By Robin G. Jordan
This week on another website one of the moderators was advocating that churches with the resources engage in a campaign of nuisance litigation against dioceses that have taken them to court and seized their property. He was advocating taking this action even when there was no hope of regaining the lost property due to court rulings in the province or state. His rationale was that litigation was expensive and protracted litigation would greatly weaken the diocese’s ability to promote the liberal gospel of radical inclusion, pluralism, and universal salvation due to the drain upon its resources. Such a campaign might exhaust the diocese’s resources altogether; force it into debt and even bankruptcy.
The moderator in question did not appear to be taking into consideration that such litigation would also drain the resources of the churches adopting this strategy. His former diocese had seized the property of his own church after it voted to terminate its affiliation with the Episcopal Church and the diocese. Anger over the loss of the property and liberal successes in the courts in property cases, in particular in the Diocese of New Westminster in Vancouver, British Columbia, appeared to be coloring his thinking
Spending money needed to carry out the church’s mission on protracted litigation that can accomplish nothing but drain the resources of both sides, however, does not strike me to be a wise stewardship of the resources that God has given the church. While protracted litigation may cause the diocese to exhaust its resources, it will be a Pyrrhic victory since it will exhaust the church’s own resources or seriously deplete them.
Engaging in costly and fruitless litigation simply to inflict injury upon the diocese does not seem consistent with Jesus’ own teachings. In the Sermon on the Mount Jesus told the disciples and the multitude:
You have heard that it was said, 'An eye for an eye and a tooth for a tooth.' But I say to you, Do not resist the one who is evil. But if anyone slaps you on the right cheek, turn to him the other also. And if anyone would sue you and take your tunic, let him have your cloak as well. And if anyone forces you to go one mile, go with him two miles. Give to the one who begs from you, and do not refuse the one who would borrow from you. (Matthew 5:38-42 ESV)
He went on to tell them:
"You have heard that it was said, 'You shall love your neighbor and hate your enemy.' But I say to you, Love your enemies and pray for those who persecute you, so that you may be sons of your Father who is in heaven. For he makes his sun rise on the evil and on the good, and sends rain on the just and on the unjust. For if you love those who love you, what reward do you have? Do not even the tax collectors do the same? And if you greet only your brothers, what more are you doing than others? Do not even the Gentiles do the same? You therefore must be perfect, as your heavenly Father is perfect. (Matthew 5:43-48 ESV)

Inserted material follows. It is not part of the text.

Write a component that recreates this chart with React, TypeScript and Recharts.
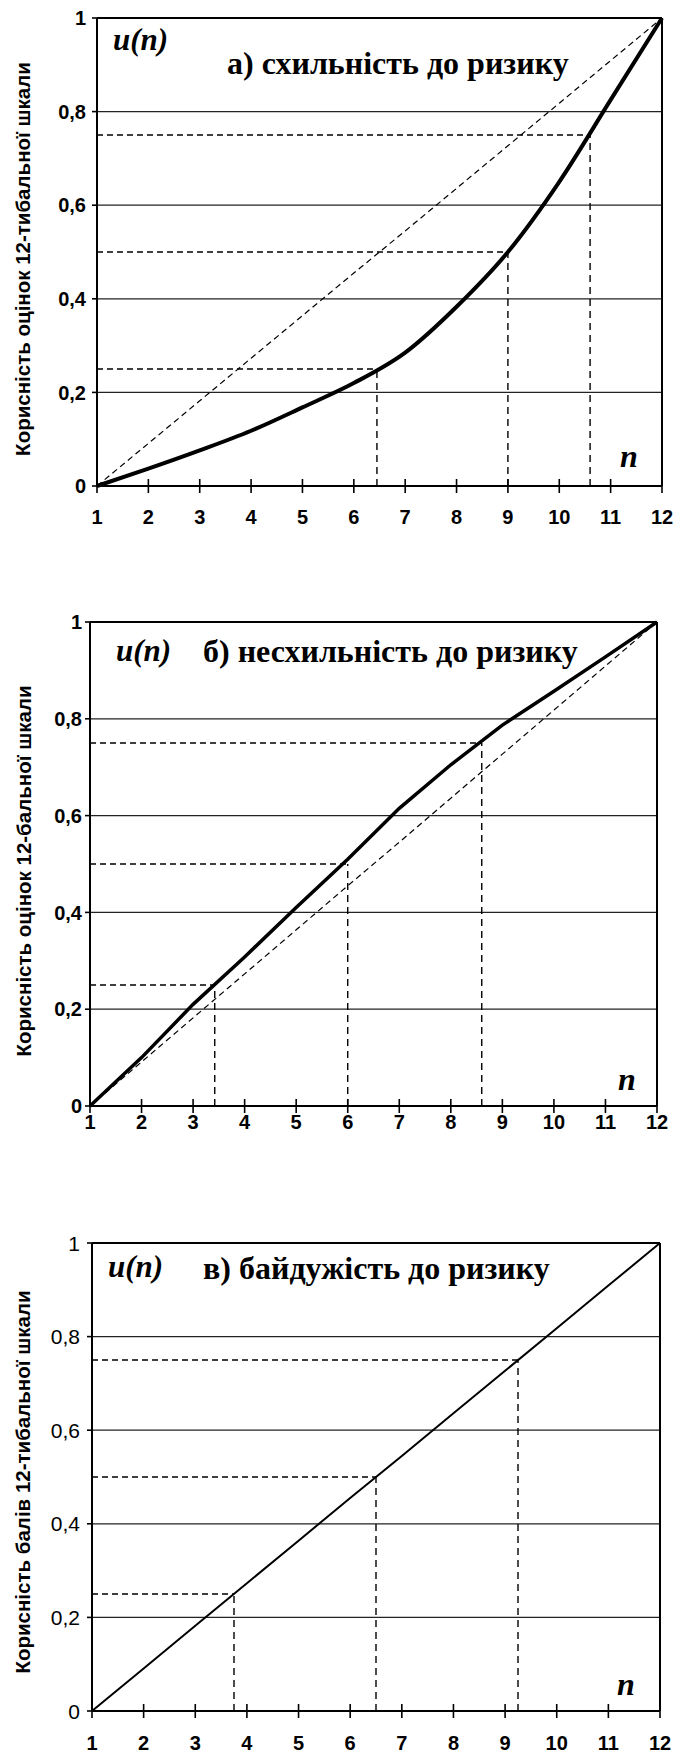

While it may be very human to desire vengeance, it is certainly not Christian to seek it, to take retaliatory measures against those we consider our enemies. To do so is a work of the flesh, according to Galatians 5:19-21. Those who practice the works of the flesh, Paul forewarns the Galatians, shall not inherit the Kingdom of God (Galatians 5:21).
For God’s people to suffer while the wicked prosper is nothing new. Longsuffering Paul identifies in his Epistle to the Galatians as one of the fruit of the Spirit (Galatians 5:23). Jesus did not promise his disciples that following him would be easy going and they would not face persecution.
A church that is engaging in costly and fruitless litigation is also going to have a hard time attracting new members. Newcomers will quickly sense that to the long-time members they are simply another giving unit that will help finance the church’s court battles with the diocese. In a time of economic uncertainty when some denominations like the Roman Catholic Church are closing or consolidating churches and parochial schools, channeling the resources of the church into such litigation makes no sense.
To my mind a better use of a church’s resources would be the planting of new churches and the establishment of new church campuses. If God has blessed a particular church with ample resources, it is for one purpose and one purpose alone—to fulfill the Great Commission.
Churches that have lost property to their former diocese need to put this painful and unpleasant experience behind them. They also need to reflect upon what God has taught them through this experience. He has shown them that a church is not a building but a people on a mission. He has shown them new ways of “doing church.” This may be the reason that he let the church lose the property in the first place. It needed to discover what it really means to be Christ’s Church. Buildings have a way of replacing mission as the primary focus of a church. Taking away a church’s building may be God’s way of helping a church to refocus on God’s priorities instead of its own. It would not be the first time God has used shock treatment to bring his people to their senses.
The loss of a building or building complex also may be a test of faith. God tries our faith in numerous ways. God wants us to obey and trust Him no matter what happens. In addition God uses such experiences to foster our growth as disciples of Jesus Christ.
Jesus told the disciples that they were the salt of the earth, not only giving savor to the world but also fertilizing and purifying it. Salt is not of much use if it forms a clump in the saltshaker and does not come out when the saltshaker is shaken. When this happens, God will give the saltshaker a good sharp rap, separating the grains of salt so that they will flow freely again—into the world.